__GIVEN REQUEST__.
Skipping all pictures, set down the lines of the listing from the first through the one with "import matplotlib.ticker as mticker".

[Start of DATASET CONTENT]

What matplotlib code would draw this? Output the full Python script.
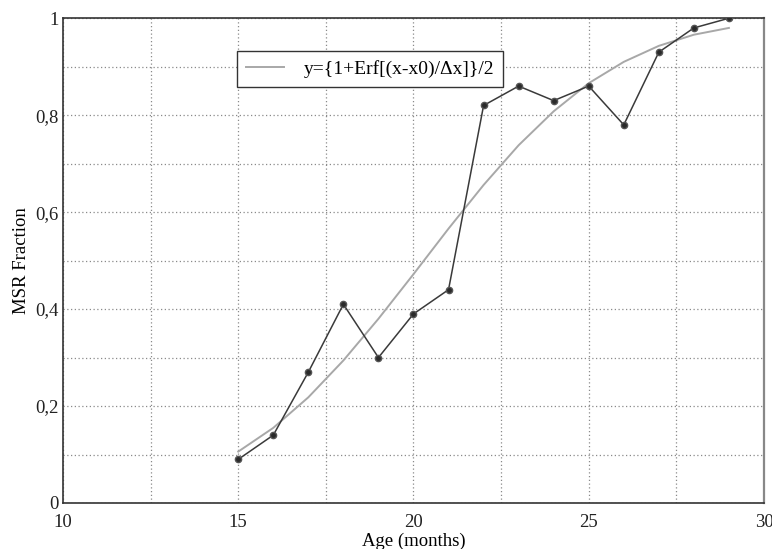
import matplotlib
matplotlib.use("Agg")
import matplotlib.pyplot as plt
import matplotlib.ticker as mticker

# ── Data ─────────────────────────────────────────────────────────────
age = [15, 16, 17, 18, 19, 20, 21, 22, 23, 24, 25, 26, 27, 28, 29]
msr_fraction = [0.09, 0.14, 0.27, 0.41, 0.30, 0.39, 0.44, 0.82, 0.86,
                0.83, 0.86, 0.78, 0.93, 0.98, 1.00]
# erf fit curve at each month
fit_values = [0.106, 0.155, 0.218, 0.294, 0.380, 0.472, 0.566, 0.656,
              0.738, 0.808, 0.866, 0.910, 0.943, 0.966, 0.980]

x_ticks = [10, 15, 20, 25, 30]
y_ticks = [0, 0.2, 0.4, 0.6, 0.8, 1.0]
y_tick_labels = ["0", "0,2", "0,4", "0,6", "0,8", "1"]

# ── Style ────────────────────────────────────────────────────────────
plt.rcParams["font.family"] = ["Liberation Serif", "DejaVu Serif"]
DARK = "#3a3a3a"
LIGHT = "#a8a8a8"
GRID = "#8a8a8a"

fig = plt.figure(figsize=(7.72, 5.49), dpi=100)
ax = fig.add_axes([0.0816, 0.0838, 0.908, 0.883])

ax.plot(age, fit_values, color=LIGHT, linewidth=1.4,
        label="y={1+Erf[(x-x0)/\u0394x]}/2", zorder=2)
ax.plot(age, msr_fraction, color=DARK, linewidth=1.1, marker="o",
        markersize=4.5, markerfacecolor="#2a2a2a", markeredgecolor="#555555",
        zorder=3)

ax.set_xlim(10, 30)
ax.set_ylim(0, 1)
ax.set_xticks(x_ticks)
ax.set_yticks(y_ticks)
ax.set_yticklabels(y_tick_labels)
ax.xaxis.set_minor_locator(mticker.MultipleLocator(2.5))
ax.yaxis.set_minor_locator(mticker.MultipleLocator(0.1))
ax.grid(which="both", linestyle=(0, (1, 2)), color=GRID, linewidth=0.9)
ax.tick_params(which="both", length=0, labelsize=13.5, colors="#222222", pad=3)
ax.tick_params(axis="x", pad=8)

for side in ["left", "bottom", "top"]:
    ax.spines[side].set_color("#333333")
    ax.spines[side].set_linewidth(1.2)
ax.spines["right"].set_color("#888888")
ax.spines["right"].set_linewidth(1.6)

ax.set_xlabel("Age (months)", fontsize=13.5, labelpad=1)
ax.set_ylabel("MSR Fraction", fontsize=13.5, labelpad=4)

leg = ax.legend(loc="upper left", bbox_to_anchor=(0.248, 0.932), fontsize=14,
                frameon=True, fancybox=False, handlelength=2.0,
                borderpad=0.45, handletextpad=1.0, borderaxespad=0)
leg.get_frame().set_edgecolor("#333333")
leg.get_frame().set_linewidth(1.0)
leg.get_frame().set_alpha(1.0)

fig.savefig("out.png", dpi=100, facecolor="white")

[End of DATASET CONTENT]

__ANSWER TO THIS PROBLEM__.
What matplotlib code would draw this? Output the full Python script.
import matplotlib
matplotlib.use("Agg")
import matplotlib.pyplot as plt
import matplotlib.ticker as mticker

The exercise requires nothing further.